I went to the natural foods co-op today. They have vegan cookies & brownies, and other assorted goodies, and I spent some time drooling over them. But decided in the end that nothing was quite what I wanted.
Then on to explore a little, to a store called "It's Only Natural", which turned out to be a little disappointing. It wasn't quite what I'd pictured. But it was in a small upscale outside mall so I decided to walk around and check things out. Surely there was someplace selling a cookie.
No bakeries. A place called "Boutinful Bread" turned out to be a sandwich shop, which had some baked goods, but not quite what I was looking for. "Good Eats", as it turned out, was a deli essentially. Something they really don't have in TX, but there are quite a few here. My husband scored, because I picked up corned beef for his lunches.

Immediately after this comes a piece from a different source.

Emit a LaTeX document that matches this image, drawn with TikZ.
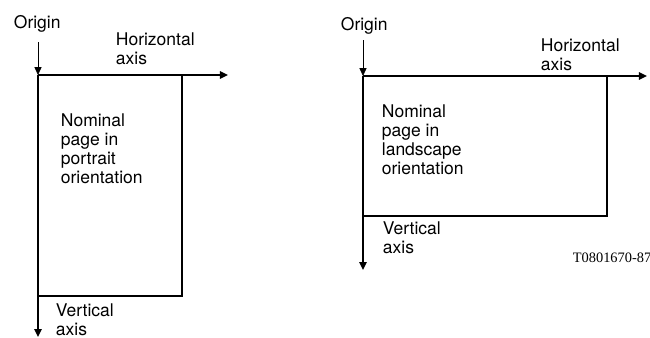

I spied them while checking out. Not quite what I was looking for, still, but small chocolate-walnut cookies with an icing filling. Kind of like thumbprint cookies, only with a cream cheese icing where the jam would go. I'd seen them at another deli when we'd stopped to get subs last weekend, but I decided they would have to do. I'm getting tired of frozen yogurt. I enjoy it, but it's just not as satisfying to me as the crunch of a cookie.
They were good, too. I meant to leave a bite, but I didn't. There are 3 left. I could hide them from my husband and save them for another day for myself, but I'll share. I'll be better off that way.
I have every intention of making some cookies to freeze this week, no counter space be damned. I can't go on without cookies!
Of course, I could buy msyelf some Freihofers. You'd have to be from upstate NY to know Freihofers. I used to demolish entire boxes in one sitting as a kid. Entemmans are a close runner-up -- but I could still get those in TX. Freihofers is unique to here. It's home. But I know I just don't need the temptation of an entire box. Boy, I haven't had them in years!
P.S. I also spent some time in an independent bookstore there. Some good new cookbooks out there. Isa Chandra Moskowitz's "Vegan Brunch" -- can't wait! I love her cookbooks, and if you don't think vegan food can be good, get "Vegan with a Vengeance". Also perused "Vegan Scoop", which I'd read about. Vegan ice cream. Has been getting good reviews. I already have "Vice Cream", a similar cookbook, and I've never used it. Maybe because I no longer have an ice cream maker (used to have one, used to make ice cream -- it was fun, and hey, I used to live near the home of Ben & Jerrys in VT -- but never quite seemed to have enough room in the freezer).